Hi Faith et al.
I LOVE compost. I love to collect the materials for it. I love to layer it. I love to mix it. I love to run my hands through the decomposed beautiful soil at the end. And I love the results when my sweetie uses it in the garden.
It took me a while to get it right, though. I spent a fair chunk of change on a rotating bin once and it was a total waste of money. It absolutely would not keep the moisture at the right level. Now I simply have two big rubbermaid compost boxes with lids and ventilation slats - picked up for $10 each at a yard sale. As long as I add some moisture periodically in the summer months, it works fine.
A HUGE key to successful compost is adding animal manure. I know that's a little trickier when you live in the city but, with care, you can do it. Aged horse manure has little odor. I also found that goat manure, especially with old bedding straw, was pretty benign. Cow manure STINKS. Chicken manure has some smell but dissipates within a week and would probably be okay if you used it in small quantities.
Even in the city, you can likely round up some free manure. Check craigslist in the free or farm/garden listings or put an ad in the wanted section of it. There could be someone with miniature goats even in your area, Faith.
For households that include males, it's commonly advised to have them urinate on the compost pile. This adds nitrogen and moisture. Don't worry, urine is sterile as it leaves the body and, providing there is sufficient carbon in the pile, there will be no noticeable ammonia odor later.
For carbon sources, I use all my shredded paper including the Sunday paper minus the glossy colored sections, torn up cardboard, dried leaves, old garden plants (including nightshades), weeds that haven't gone to seed, and other plant material. I've picked up bags of pine needles from craigslist and just got a dozen huge bags of alder sawdust from there as well. Any paper napkins or papertowels from the kitchen go in the compost bin.

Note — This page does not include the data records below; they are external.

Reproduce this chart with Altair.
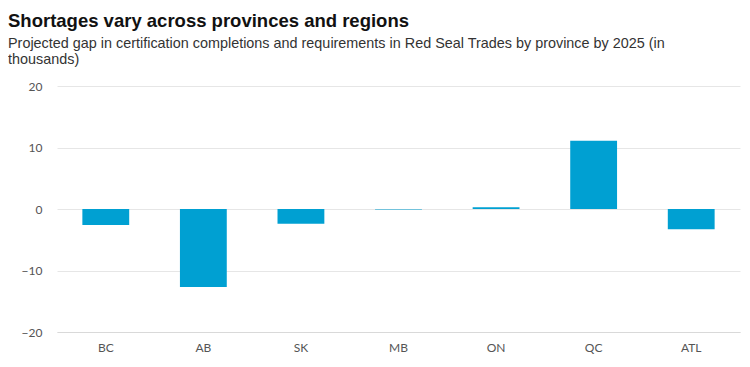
import altair as alt
import pandas as pd

regions = ["BC", "AB", "SK", "MB", "ON", "QC", "ATL"]
gap = [-2.6, -12.7, -2.4, -0.1, 0.3, 11.1, -3.3]
y_ticks = [-20, -10, 0, 10, 20]

df = pd.DataFrame({"region": regions, "gap": gap})

chart = alt.Chart(df).mark_bar(color="#00a0d2").encode(
    x=alt.X("region:N", sort=regions, title=None,
            scale=alt.Scale(paddingInner=0.52, paddingOuter=0.26),
            axis=alt.Axis(labelAngle=0, labelFont="Lato", labelFontSize=12,
                          labelColor="#555555", ticks=False, domain=True,
                          domainColor="#d9d9d9", labelPadding=10, grid=False)),
    y=alt.Y("gap:Q", title=None,
            scale=alt.Scale(domain=[-20, 20], nice=False),
            axis=alt.Axis(values=y_ticks, labelFont="Lato", labelFontSize=12,
                          labelColor="#555555", ticks=False, domain=False,
                          gridColor="#e6e6e6", labelPadding=15)),
).properties(
    width=683,
    height=246,
    padding={"left": 49, "top": 78, "right": 2, "bottom": 25},
    autosize=alt.AutoSizeParams(type="none"),
    title=alt.TitleParams(
        "Shortages vary across provinces and regions",
        subtitle=["Projected gap in certification completions and requirements in Red Seal Trades by province by 2025 (in",
                  "thousands)"],
        anchor="start", frame="group", dx=-49,
        font="Liberation Sans", fontSize=18.5, fontWeight="bold", color="#111111",
        subtitleFont="Liberation Sans", subtitleFontSize=14.4, subtitleColor="#333333",
        subtitleLineHeight=16, subtitlePadding=6, offset=14,
    ),
).configure_view(stroke=None)

chart.save("out.html", embed_options={"renderer": "svg", "actions": False})
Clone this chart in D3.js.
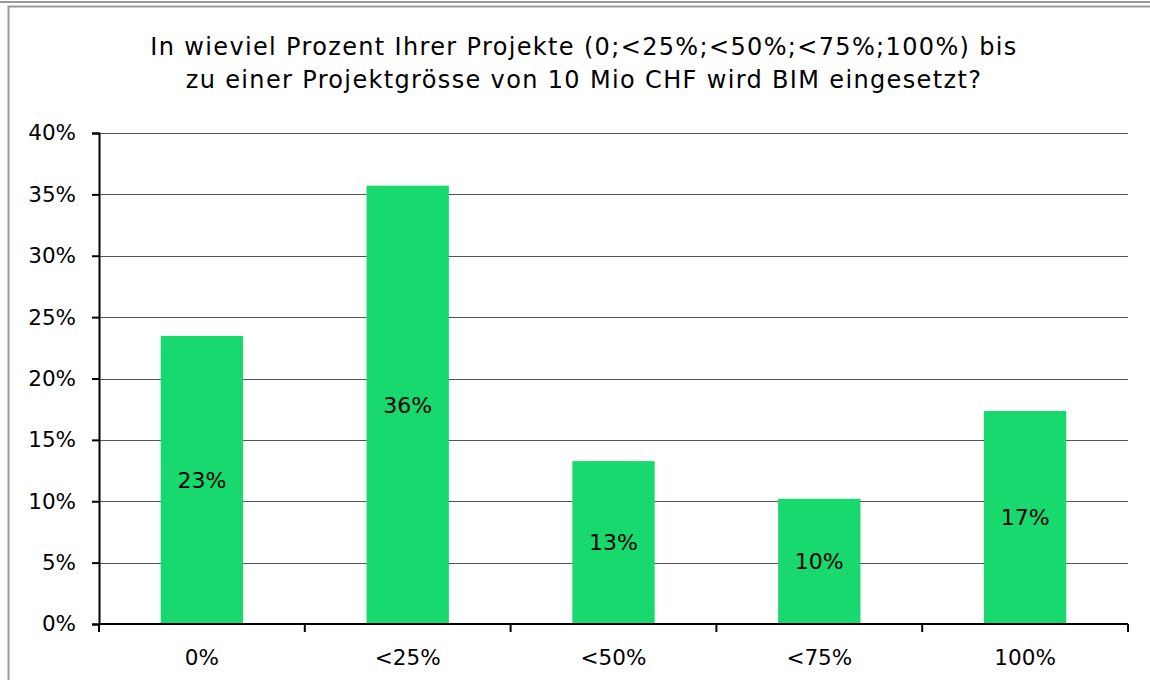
<!DOCTYPE html>
<html>
<head>
<meta charset="utf-8">
<script src="https://d3js.org/d3.v7.min.js"></script>
<style>
    body { margin: 0; background: #fff; }
    svg text { font-family: "DejaVu Sans", Verdana, sans-serif; fill: #000; }
    .title { font-size: 24px; letter-spacing: 1.35px; }
    .tick-label { font-size: 21.5px; }
    .bar-label { font-size: 22px; }
</style>
</head>
<body>
<div id="chart"></div>
<script>
    // values (share of answers)
    const categories = ["0%", "<25%", "<50%", "<75%", "100%"];
    const values = [23.47, 35.71, 13.27, 10.20, 17.35];
    const yTicks = [0, 5, 10, 15, 20, 25, 30, 35, 40];
    const titleLines = [
        "In wieviel Prozent Ihrer Projekte (0;<25%;<50%;<75%;100%) bis",
        "zu einer Projektgrösse von 10 Mio CHF wird BIM eingesetzt?"
    ];

    const width = 1150, height = 680;
    const margin = { top: 133, right: 22, bottom: 56, left: 99 };
    const innerW = width - margin.left - margin.right;
    const innerH = height - margin.top - margin.bottom;

    const svg = d3.select("#chart").append("svg")
        .attr("width", width)
        .attr("height", height);

    // outer frame
    svg.append("line")
        .attr("x1", 0).attr("x2", width).attr("y1", 2).attr("y2", 2)
        .attr("stroke", "#999").attr("stroke-width", 2);
    svg.append("rect")
        .attr("x", 8.5).attr("y", 6.5)
        .attr("width", width + 10).attr("height", height + 10)
        .attr("fill", "none").attr("stroke", "#9a9a9a").attr("stroke-width", 2);

    svg.append("text")
        .attr("class", "title")
        .attr("text-anchor", "middle")
        .selectAll("tspan")
        .data(titleLines)
        .enter().append("tspan")
        .attr("x", 584)
        .attr("y", (d, i) => 55 + i * 33)
        .text(d => d);

    const g = svg.append("g")
        .attr("transform", `translate(${margin.left},${margin.top})`);

    const x = d3.scaleBand()
        .domain(categories)
        .range([0, innerW])
        .paddingInner(0.6)
        .paddingOuter(0.3);

    const y = d3.scaleLinear()
        .domain([0, 40])
        .range([innerH, 0]);

    // gridlines
    g.append("g")
        .selectAll("line")
        .data(yTicks.filter(d => d > 0))
        .enter().append("line")
        .attr("x1", 0).attr("x2", innerW)
        .attr("y1", d => Math.round(y(d)) + 0.5)
        .attr("y2", d => Math.round(y(d)) + 0.5)
        .attr("stroke", "#555")
        .attr("stroke-width", 1.2);

    // bars
    g.append("g")
        .selectAll("rect")
        .data(values)
        .enter().append("rect")
        .attr("x", (d, i) => x(categories[i]))
        .attr("y", d => y(d))
        .attr("width", x.bandwidth())
        .attr("height", d => innerH - y(d))
        .attr("fill", "#17d96e");

    // labels in the middle of the bars
    g.append("g")
        .selectAll("text")
        .data(values)
        .enter().append("text")
        .attr("class", "bar-label")
        .attr("text-anchor", "middle")
        .attr("x", (d, i) => x(categories[i]) + x.bandwidth() / 2)
        .attr("y", d => (y(d) + innerH) / 2)
        .attr("dy", "0.35em")
        .text(d => Math.round(d) + "%");

    // y axis
    const yAxis = g.append("g")
        .call(d3.axisLeft(y).tickValues(yTicks).tickSize(7).tickFormat(d => d + "%"));
    yAxis.select(".domain").attr("stroke", "#000").attr("stroke-width", 2);
    yAxis.selectAll(".tick line").attr("stroke", "#000").attr("stroke-width", 2);
    yAxis.selectAll(".tick text")
        .attr("class", "tick-label")
        .attr("x", -23)
        .attr("font-family", null).attr("font-size", null);

    // x axis, ticks on the category boundaries
    const step = x.step();
    const xAxisG = g.append("g").attr("transform", `translate(0,${innerH})`);
    xAxisG.append("line")
        .attr("x1", 0).attr("x2", innerW)
        .attr("stroke", "#000").attr("stroke-width", 2);
    xAxisG.selectAll("line.bound")
        .data(d3.range(categories.length + 1))
        .enter().append("line")
        .attr("class", "bound")
        .attr("x1", i => i * step).attr("x2", i => i * step)
        .attr("y1", 0).attr("y2", 8)
        .attr("stroke", "#000").attr("stroke-width", 2);
    xAxisG.selectAll("text")
        .data(categories)
        .enter().append("text")
        .attr("class", "tick-label")
        .attr("text-anchor", "middle")
        .attr("x", d => x(d) + x.bandwidth() / 2)
        .attr("y", 41)
        .text(d => d);
</script>
</body>
</html>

Even worn out cotton rags get tossed in there.
For those wanting to go even further, check out Humanure.
The author goes into a lot of detail about chemicals and contaminants breaking down in a properly managed compost pile and has the tests to back it up.
For me, I'm currently happy to stick with my kitchen and garden scraps, paper, scavenged plant material, and I hope to go talk to the folks just around the corner from my new home about their HUGE pile of animal manure (goat, horse, cow, and mule). Eventually we'll also have our own chickens for pest management and to get eggs for the dogs, so I'll be able to get homegrown manure, too.